— start of MATERIAL PROVIDED —

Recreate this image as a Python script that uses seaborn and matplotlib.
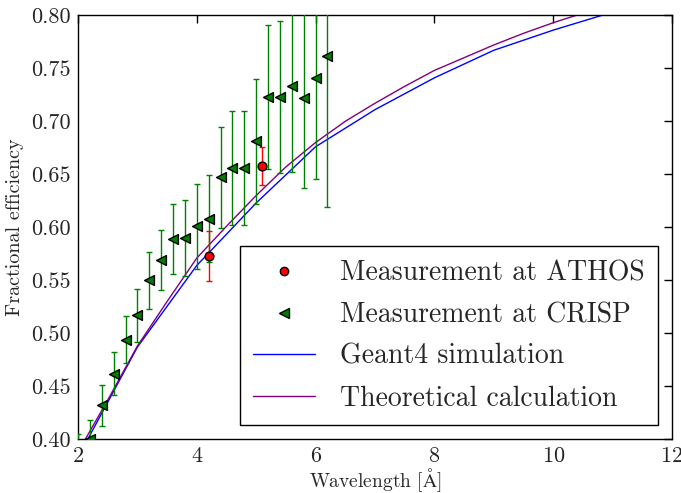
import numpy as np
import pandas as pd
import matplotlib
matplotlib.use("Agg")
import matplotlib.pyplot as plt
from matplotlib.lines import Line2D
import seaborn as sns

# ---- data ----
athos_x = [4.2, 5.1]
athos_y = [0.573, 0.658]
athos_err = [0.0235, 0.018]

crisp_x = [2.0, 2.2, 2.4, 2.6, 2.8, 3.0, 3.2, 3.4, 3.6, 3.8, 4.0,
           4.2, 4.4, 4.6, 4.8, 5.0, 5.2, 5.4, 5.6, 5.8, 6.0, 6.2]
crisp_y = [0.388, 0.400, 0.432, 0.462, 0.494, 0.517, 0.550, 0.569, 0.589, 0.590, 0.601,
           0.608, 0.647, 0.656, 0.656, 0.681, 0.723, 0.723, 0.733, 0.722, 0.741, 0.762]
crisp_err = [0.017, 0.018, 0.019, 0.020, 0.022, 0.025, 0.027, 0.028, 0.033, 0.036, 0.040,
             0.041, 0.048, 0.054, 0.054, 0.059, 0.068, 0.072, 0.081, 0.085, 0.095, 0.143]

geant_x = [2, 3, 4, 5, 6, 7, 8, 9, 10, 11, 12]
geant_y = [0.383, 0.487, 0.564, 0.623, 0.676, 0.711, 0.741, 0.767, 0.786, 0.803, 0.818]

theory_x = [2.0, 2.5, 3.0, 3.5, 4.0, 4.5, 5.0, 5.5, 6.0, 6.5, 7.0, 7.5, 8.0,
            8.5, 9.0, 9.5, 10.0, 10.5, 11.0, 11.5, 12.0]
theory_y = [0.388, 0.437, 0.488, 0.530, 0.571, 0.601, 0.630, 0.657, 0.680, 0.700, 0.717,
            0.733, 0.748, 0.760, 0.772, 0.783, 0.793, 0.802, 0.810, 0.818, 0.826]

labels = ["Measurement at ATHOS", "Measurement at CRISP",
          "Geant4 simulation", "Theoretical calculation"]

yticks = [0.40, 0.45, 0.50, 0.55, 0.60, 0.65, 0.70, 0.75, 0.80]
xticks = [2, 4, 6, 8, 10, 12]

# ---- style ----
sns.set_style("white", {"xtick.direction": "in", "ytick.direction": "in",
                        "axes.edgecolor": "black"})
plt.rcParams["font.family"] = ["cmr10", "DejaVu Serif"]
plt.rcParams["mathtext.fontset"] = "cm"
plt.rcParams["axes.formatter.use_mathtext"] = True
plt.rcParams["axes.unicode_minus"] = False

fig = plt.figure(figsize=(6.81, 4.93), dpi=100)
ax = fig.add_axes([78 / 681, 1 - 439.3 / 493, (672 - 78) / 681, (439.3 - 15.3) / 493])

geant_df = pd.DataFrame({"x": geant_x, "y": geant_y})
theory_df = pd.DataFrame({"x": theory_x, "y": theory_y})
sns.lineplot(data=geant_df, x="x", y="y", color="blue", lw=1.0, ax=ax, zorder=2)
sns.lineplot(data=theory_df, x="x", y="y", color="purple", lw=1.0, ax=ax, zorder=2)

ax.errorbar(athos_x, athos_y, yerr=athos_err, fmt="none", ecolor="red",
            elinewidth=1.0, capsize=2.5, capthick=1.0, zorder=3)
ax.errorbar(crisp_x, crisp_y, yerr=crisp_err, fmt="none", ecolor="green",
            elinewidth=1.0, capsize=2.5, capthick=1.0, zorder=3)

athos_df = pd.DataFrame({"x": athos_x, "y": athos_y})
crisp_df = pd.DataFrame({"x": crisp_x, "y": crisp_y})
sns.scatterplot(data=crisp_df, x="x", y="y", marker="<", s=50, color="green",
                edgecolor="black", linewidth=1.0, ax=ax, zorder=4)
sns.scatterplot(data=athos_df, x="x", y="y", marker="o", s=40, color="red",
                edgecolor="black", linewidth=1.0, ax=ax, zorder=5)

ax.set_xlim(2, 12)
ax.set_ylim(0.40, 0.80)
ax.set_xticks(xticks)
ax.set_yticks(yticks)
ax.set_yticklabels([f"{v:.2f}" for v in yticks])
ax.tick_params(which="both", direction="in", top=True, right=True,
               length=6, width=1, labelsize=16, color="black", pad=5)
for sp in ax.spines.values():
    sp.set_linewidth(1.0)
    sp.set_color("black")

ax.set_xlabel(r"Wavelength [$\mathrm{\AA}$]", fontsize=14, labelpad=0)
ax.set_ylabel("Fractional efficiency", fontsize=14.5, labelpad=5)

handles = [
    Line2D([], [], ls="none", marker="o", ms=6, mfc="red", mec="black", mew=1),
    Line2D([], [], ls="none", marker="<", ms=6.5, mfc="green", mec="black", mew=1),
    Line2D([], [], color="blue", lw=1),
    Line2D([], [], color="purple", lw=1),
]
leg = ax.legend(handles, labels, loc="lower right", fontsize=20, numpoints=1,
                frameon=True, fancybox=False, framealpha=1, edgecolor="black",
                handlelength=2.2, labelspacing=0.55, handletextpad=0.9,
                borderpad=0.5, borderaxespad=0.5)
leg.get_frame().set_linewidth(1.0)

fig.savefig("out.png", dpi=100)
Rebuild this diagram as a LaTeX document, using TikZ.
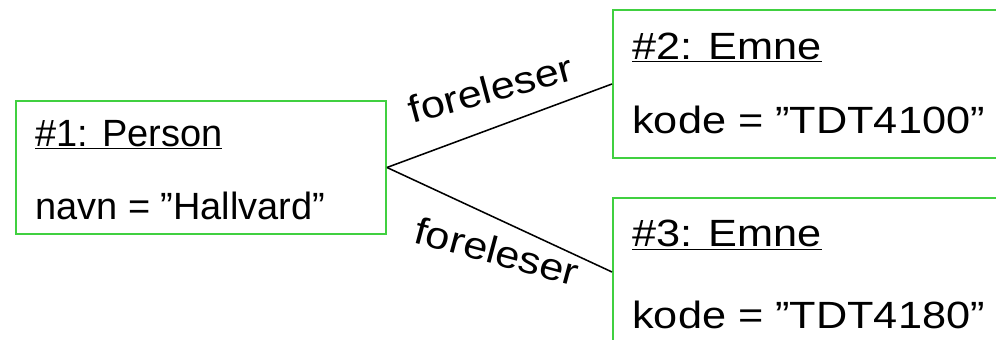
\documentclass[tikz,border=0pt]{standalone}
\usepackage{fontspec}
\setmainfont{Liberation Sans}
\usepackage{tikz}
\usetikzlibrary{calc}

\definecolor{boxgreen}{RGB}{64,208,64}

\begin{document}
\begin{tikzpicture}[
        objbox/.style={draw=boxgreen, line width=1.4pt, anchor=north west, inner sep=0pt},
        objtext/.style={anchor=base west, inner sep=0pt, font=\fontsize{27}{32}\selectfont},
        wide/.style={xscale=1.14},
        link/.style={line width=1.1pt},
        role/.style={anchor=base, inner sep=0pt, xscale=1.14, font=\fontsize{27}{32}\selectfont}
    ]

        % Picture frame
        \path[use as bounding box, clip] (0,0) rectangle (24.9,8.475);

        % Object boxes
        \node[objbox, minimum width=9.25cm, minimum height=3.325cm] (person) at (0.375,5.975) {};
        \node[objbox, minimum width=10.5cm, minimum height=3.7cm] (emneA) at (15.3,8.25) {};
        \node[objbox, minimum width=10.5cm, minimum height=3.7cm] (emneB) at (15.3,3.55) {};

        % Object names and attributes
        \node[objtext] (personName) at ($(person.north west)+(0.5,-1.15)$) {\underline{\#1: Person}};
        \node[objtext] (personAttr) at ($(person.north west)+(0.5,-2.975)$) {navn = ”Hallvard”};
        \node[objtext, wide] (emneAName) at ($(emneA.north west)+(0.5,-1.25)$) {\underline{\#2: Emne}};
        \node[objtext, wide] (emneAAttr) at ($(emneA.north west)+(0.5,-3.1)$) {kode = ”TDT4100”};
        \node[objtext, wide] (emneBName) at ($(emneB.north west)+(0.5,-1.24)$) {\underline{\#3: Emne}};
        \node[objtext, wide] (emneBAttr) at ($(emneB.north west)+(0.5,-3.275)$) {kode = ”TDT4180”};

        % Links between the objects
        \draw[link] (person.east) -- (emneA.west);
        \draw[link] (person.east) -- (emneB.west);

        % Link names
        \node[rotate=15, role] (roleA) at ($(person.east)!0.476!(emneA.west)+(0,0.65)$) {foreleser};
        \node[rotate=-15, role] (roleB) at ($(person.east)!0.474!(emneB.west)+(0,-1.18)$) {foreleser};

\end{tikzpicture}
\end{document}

— end of MATERIAL PROVIDED —

• WHAT YOU NEED TO DO
Return the material line for line, from its beginning to the line that contains "0.786, 0.803, 0.818]", with the pictures left out.

• SOLUTION FOR THIS EXERCISE
Recreate this image as a Python script that uses seaborn and matplotlib.
import numpy as np
import pandas as pd
import matplotlib
matplotlib.use("Agg")
import matplotlib.pyplot as plt
from matplotlib.lines import Line2D
import seaborn as sns

# ---- data ----
athos_x = [4.2, 5.1]
athos_y = [0.573, 0.658]
athos_err = [0.0235, 0.018]

crisp_x = [2.0, 2.2, 2.4, 2.6, 2.8, 3.0, 3.2, 3.4, 3.6, 3.8, 4.0,
           4.2, 4.4, 4.6, 4.8, 5.0, 5.2, 5.4, 5.6, 5.8, 6.0, 6.2]
crisp_y = [0.388, 0.400, 0.432, 0.462, 0.494, 0.517, 0.550, 0.569, 0.589, 0.590, 0.601,
           0.608, 0.647, 0.656, 0.656, 0.681, 0.723, 0.723, 0.733, 0.722, 0.741, 0.762]
crisp_err = [0.017, 0.018, 0.019, 0.020, 0.022, 0.025, 0.027, 0.028, 0.033, 0.036, 0.040,
             0.041, 0.048, 0.054, 0.054, 0.059, 0.068, 0.072, 0.081, 0.085, 0.095, 0.143]

geant_x = [2, 3, 4, 5, 6, 7, 8, 9, 10, 11, 12]
geant_y = [0.383, 0.487, 0.564, 0.623, 0.676, 0.711, 0.741, 0.767, 0.786, 0.803, 0.818]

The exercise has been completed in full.